Source: CBRE U.S. Healthcare & Life Sciences Capital Markets Investor & Developer Survey Results 2023.
2023 Challenges
Rising interest rates, surging inflation and general uncertainty plagued investor confidence in the second half of 2022 and continue to impact commercial real estate markets in 2023. Most healthcare real estate investors (75%) identify rising interest rates as the greatest challenge they expect to face in 2023, showing a continued focus on the debt markets and an eye to future Federal Reserve actions. The February banking crises shocked markets, pushing depositors and investors to big banks and risk-free assets, suppressing the indices. CBRE forecasts that we are finally seeing the light at the end of the interest-rate-hike tunnel and anticipates the Federal Reserve will raise rates one last time in May and could start lowering rates by the end of the year. Other top concerns for 2023 are gap in bid-ask spread (65%), shift in available financing (64%), and uncertainty of property valuations (57%).
Top-Performing Markets
Investors continue to be drawn to high-performing secondary markets, particularly. in the Sun Belt. Dallas, Raleigh-Durham, Charlotte, Nashville, and Atlanta are expected to outperform the others. The ongoing and rapid growth in the Sun Belt has been a huge boon to commercial real estate investors: People of all ages are increasingly drawn to the area because of its business-friendly environment, lower cost of living, high quality of life and mild climate. The Sun Belt now accounts for approximately 50% of the national population (326 million), with that figure expected to rise to 55% by 2030.
Return Requirements
Nearly 50% of respondents indicate that they will be using all-cash internal rates of return
(IRRs) as their primary metric for investment in 2023, signaling a shift away from leveraged IRRs and going-in cap rates, historically the #1 and #2 responses, respectively. Cap rates have increased 100 basis points (bps) on average across all quality classes (Class A/B and on/off-campus), and on-campus assets get a 50-bps premium to off-campus assets. Around 84% of respondents (compared to 98% in 2022) predict that a market cap rate for Class A on-campus product will be less than 6.50% in 2023. Meanwhile, 87% of poll respondents (compared to 99% in 2022) predict that the cap rate for Class A, off-campus MOBs will be less than 7% in 2023. While healthcare fundamentals remain strong, interest rates and economic uncertainty have pushed cap rates and return metrics up from the historical lows experienced at the beginning of 2022.

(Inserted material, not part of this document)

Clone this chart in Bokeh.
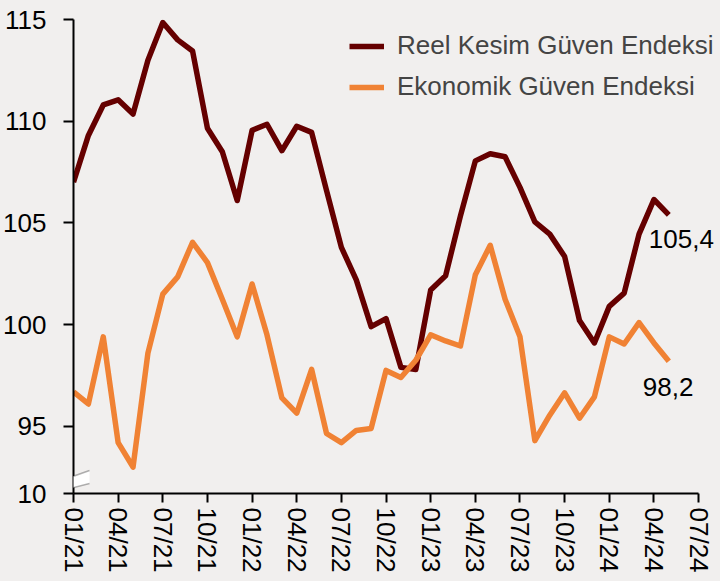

Planned Investment Activity
The overwhelming majority of survey respondents (75%) indicate plans to be net buyers of medical office product in 2023. Of the respondents, 88% of all private capital and institutional healthcare investors consider themselves to be net buyers. Only 8% of healthcare real estate owners responded that they consider themselves to be a net seller of medical office product in 2023.
Life Sciences
Despite the challenges to commercial real estate, the life sciences market continues to grow. The life sciences industry in the U.S. saw a record level of venture capital funding in 2021, hitting a new high of $33 billion (CBRE Report). In 2022, venture capital funding for life sciences reached $21.6 billion, with the majority of that activity in the first half of the year. Even considering the relative dearth of activity for the second half of 2022, it is the third-highest year on record, showing continued growth in the sector. Of respondents who plan to be active in the life sciences sector in 2023, 88% will be a net buyer.
Market Fundamentals
While commercial real estate markets were severely disrupted in early 2020, the medical office sector had record years for transaction volume in 2021 and 2022. In 2022, commercial real estate markets were impacted again by seven interest rate increases by the Federal Reserve, weighing heavily on capital markets activity. Medical office portfolios around the country have proved to be incredibly stable, with 94% of respondents indicating that their medical office portfolio occupancy is either the same or higher compared to the previous year. The healthcare industry was truly tested by the pandemic, inflation and rising interest rates. Despite the headwinds of the last three years, healthcare delivery and care continue to grow, meeting climbing demand.